◆ **Given task**
Print nothing but the lines from the start of the listing below through the line that contains "230, 135, 0];". Do not include the pictures.

◆ **Dataset excerpt**
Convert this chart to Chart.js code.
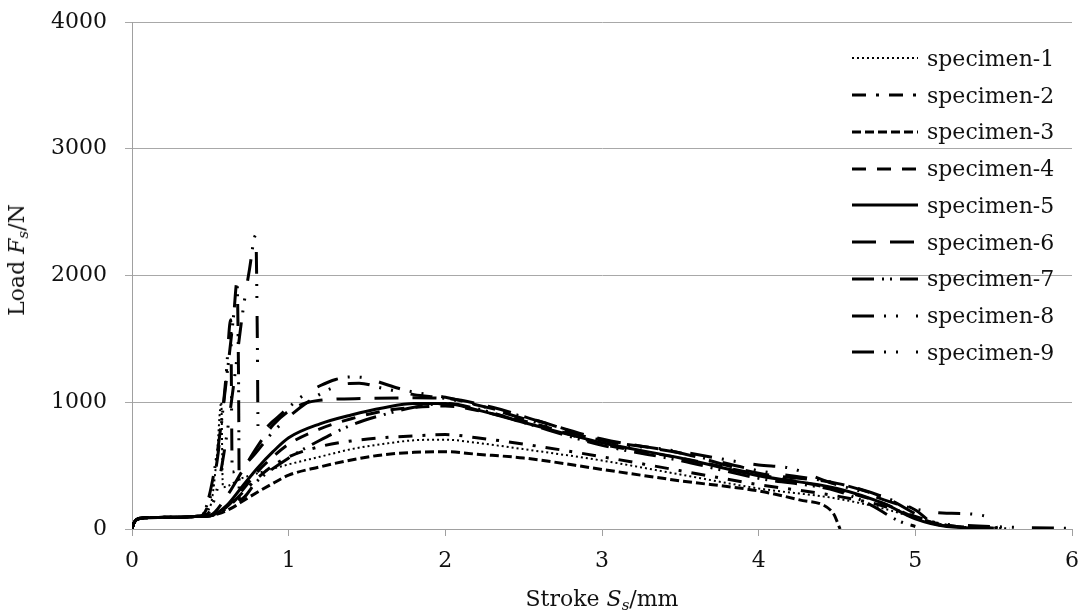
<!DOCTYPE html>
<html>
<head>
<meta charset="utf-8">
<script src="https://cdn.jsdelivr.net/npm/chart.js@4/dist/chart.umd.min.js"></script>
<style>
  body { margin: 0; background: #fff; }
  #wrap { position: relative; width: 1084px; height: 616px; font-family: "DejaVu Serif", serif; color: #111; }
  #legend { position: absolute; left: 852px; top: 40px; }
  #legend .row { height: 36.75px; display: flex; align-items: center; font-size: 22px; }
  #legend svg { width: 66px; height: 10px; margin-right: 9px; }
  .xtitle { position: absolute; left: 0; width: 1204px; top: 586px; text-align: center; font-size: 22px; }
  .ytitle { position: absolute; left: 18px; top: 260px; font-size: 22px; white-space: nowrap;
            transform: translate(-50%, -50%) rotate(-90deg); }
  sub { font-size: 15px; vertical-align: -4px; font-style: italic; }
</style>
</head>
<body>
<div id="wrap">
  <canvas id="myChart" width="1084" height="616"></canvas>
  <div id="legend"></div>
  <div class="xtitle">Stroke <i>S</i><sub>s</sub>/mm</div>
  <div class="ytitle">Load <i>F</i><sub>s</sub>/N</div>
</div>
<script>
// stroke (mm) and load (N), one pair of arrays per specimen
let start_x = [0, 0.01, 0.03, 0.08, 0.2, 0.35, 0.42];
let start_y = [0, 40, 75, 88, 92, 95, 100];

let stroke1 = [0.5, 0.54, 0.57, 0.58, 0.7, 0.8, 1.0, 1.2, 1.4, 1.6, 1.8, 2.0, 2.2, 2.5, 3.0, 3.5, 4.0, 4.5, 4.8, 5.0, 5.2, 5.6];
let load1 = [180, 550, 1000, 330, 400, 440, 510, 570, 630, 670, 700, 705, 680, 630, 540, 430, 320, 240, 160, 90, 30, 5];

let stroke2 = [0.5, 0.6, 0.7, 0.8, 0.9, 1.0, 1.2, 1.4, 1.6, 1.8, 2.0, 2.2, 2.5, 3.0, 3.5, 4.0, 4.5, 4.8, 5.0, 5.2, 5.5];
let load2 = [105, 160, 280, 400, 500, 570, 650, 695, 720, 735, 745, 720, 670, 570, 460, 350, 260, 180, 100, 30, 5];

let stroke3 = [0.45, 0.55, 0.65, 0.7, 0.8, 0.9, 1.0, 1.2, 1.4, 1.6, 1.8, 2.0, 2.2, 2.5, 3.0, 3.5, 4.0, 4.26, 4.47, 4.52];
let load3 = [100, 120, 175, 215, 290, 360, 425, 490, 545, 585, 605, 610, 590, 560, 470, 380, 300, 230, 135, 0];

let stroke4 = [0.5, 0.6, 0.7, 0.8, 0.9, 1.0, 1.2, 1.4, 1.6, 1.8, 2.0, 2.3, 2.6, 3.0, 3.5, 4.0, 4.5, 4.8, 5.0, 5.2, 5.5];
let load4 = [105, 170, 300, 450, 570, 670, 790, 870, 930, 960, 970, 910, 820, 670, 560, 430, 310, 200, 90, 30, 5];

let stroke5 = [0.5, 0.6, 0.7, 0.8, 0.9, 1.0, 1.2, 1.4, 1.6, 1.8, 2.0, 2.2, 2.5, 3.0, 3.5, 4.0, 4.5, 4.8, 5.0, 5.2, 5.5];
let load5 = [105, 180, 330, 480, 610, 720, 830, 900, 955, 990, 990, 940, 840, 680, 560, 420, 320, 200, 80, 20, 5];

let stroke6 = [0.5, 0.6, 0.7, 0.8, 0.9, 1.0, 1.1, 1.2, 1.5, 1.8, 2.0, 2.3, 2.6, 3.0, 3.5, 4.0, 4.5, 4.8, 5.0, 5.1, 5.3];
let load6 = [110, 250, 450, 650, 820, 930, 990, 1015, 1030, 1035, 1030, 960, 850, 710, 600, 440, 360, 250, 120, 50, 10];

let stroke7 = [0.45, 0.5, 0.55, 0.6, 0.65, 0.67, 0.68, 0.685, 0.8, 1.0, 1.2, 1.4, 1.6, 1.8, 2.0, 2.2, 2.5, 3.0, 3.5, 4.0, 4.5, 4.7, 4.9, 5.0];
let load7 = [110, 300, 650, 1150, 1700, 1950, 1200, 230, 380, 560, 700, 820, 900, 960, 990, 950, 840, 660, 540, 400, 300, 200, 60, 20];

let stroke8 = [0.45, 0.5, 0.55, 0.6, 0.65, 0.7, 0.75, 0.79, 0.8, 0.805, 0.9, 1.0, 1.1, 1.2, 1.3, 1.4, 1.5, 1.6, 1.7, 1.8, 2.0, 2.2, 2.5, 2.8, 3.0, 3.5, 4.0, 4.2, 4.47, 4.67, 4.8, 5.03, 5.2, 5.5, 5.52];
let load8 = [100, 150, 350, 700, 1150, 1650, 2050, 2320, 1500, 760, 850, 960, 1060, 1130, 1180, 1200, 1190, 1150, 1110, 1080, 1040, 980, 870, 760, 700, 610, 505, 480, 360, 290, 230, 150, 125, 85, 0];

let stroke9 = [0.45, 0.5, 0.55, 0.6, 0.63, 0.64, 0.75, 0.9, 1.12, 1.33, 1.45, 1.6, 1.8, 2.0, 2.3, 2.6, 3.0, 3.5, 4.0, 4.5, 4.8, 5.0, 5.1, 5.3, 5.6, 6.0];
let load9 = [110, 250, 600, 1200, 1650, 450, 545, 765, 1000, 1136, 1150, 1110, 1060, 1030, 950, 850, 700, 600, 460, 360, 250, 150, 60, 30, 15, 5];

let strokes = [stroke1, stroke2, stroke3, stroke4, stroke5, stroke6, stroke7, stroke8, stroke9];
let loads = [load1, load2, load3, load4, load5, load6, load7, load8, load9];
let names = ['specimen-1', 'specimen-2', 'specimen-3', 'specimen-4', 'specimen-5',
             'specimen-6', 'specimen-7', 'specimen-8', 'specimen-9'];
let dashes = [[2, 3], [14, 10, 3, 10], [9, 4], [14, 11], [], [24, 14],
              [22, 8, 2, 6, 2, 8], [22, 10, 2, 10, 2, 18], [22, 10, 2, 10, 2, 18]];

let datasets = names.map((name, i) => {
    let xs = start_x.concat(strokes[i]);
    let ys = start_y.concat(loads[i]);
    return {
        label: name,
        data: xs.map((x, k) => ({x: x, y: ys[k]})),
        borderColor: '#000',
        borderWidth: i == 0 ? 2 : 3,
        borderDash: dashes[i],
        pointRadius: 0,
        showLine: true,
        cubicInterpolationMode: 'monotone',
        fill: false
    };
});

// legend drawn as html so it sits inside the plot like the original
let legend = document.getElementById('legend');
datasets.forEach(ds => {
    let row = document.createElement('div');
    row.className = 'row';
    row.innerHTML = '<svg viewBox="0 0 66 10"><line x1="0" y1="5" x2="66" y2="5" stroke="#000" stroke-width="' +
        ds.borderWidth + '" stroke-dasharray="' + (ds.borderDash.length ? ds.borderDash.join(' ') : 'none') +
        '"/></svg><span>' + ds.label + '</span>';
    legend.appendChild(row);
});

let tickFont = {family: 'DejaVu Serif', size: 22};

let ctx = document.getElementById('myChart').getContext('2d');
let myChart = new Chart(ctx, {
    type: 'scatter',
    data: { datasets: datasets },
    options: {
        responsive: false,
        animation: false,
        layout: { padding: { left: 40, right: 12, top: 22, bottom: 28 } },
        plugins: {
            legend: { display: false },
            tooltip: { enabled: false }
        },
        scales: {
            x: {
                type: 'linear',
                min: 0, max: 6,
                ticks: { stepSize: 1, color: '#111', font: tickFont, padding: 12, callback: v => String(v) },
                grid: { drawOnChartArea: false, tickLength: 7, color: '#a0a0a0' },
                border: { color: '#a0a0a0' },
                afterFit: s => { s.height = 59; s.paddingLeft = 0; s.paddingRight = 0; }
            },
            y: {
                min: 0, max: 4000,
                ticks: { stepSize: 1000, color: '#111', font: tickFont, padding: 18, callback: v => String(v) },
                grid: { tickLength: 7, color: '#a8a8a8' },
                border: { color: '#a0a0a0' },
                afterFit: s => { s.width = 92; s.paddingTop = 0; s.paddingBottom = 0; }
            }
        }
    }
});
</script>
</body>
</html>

◆ **Finished exercise**
Convert this chart to Chart.js code.
<!DOCTYPE html>
<html>
<head>
<meta charset="utf-8">
<script src="https://cdn.jsdelivr.net/npm/chart.js@4/dist/chart.umd.min.js"></script>
<style>
  body { margin: 0; background: #fff; }
  #wrap { position: relative; width: 1084px; height: 616px; font-family: "DejaVu Serif", serif; color: #111; }
  #legend { position: absolute; left: 852px; top: 40px; }
  #legend .row { height: 36.75px; display: flex; align-items: center; font-size: 22px; }
  #legend svg { width: 66px; height: 10px; margin-right: 9px; }
  .xtitle { position: absolute; left: 0; width: 1204px; top: 586px; text-align: center; font-size: 22px; }
  .ytitle { position: absolute; left: 18px; top: 260px; font-size: 22px; white-space: nowrap;
            transform: translate(-50%, -50%) rotate(-90deg); }
  sub { font-size: 15px; vertical-align: -4px; font-style: italic; }
</style>
</head>
<body>
<div id="wrap">
  <canvas id="myChart" width="1084" height="616"></canvas>
  <div id="legend"></div>
  <div class="xtitle">Stroke <i>S</i><sub>s</sub>/mm</div>
  <div class="ytitle">Load <i>F</i><sub>s</sub>/N</div>
</div>
<script>
// stroke (mm) and load (N), one pair of arrays per specimen
let start_x = [0, 0.01, 0.03, 0.08, 0.2, 0.35, 0.42];
let start_y = [0, 40, 75, 88, 92, 95, 100];

let stroke1 = [0.5, 0.54, 0.57, 0.58, 0.7, 0.8, 1.0, 1.2, 1.4, 1.6, 1.8, 2.0, 2.2, 2.5, 3.0, 3.5, 4.0, 4.5, 4.8, 5.0, 5.2, 5.6];
let load1 = [180, 550, 1000, 330, 400, 440, 510, 570, 630, 670, 700, 705, 680, 630, 540, 430, 320, 240, 160, 90, 30, 5];

let stroke2 = [0.5, 0.6, 0.7, 0.8, 0.9, 1.0, 1.2, 1.4, 1.6, 1.8, 2.0, 2.2, 2.5, 3.0, 3.5, 4.0, 4.5, 4.8, 5.0, 5.2, 5.5];
let load2 = [105, 160, 280, 400, 500, 570, 650, 695, 720, 735, 745, 720, 670, 570, 460, 350, 260, 180, 100, 30, 5];

let stroke3 = [0.45, 0.55, 0.65, 0.7, 0.8, 0.9, 1.0, 1.2, 1.4, 1.6, 1.8, 2.0, 2.2, 2.5, 3.0, 3.5, 4.0, 4.26, 4.47, 4.52];
let load3 = [100, 120, 175, 215, 290, 360, 425, 490, 545, 585, 605, 610, 590, 560, 470, 380, 300, 230, 135, 0];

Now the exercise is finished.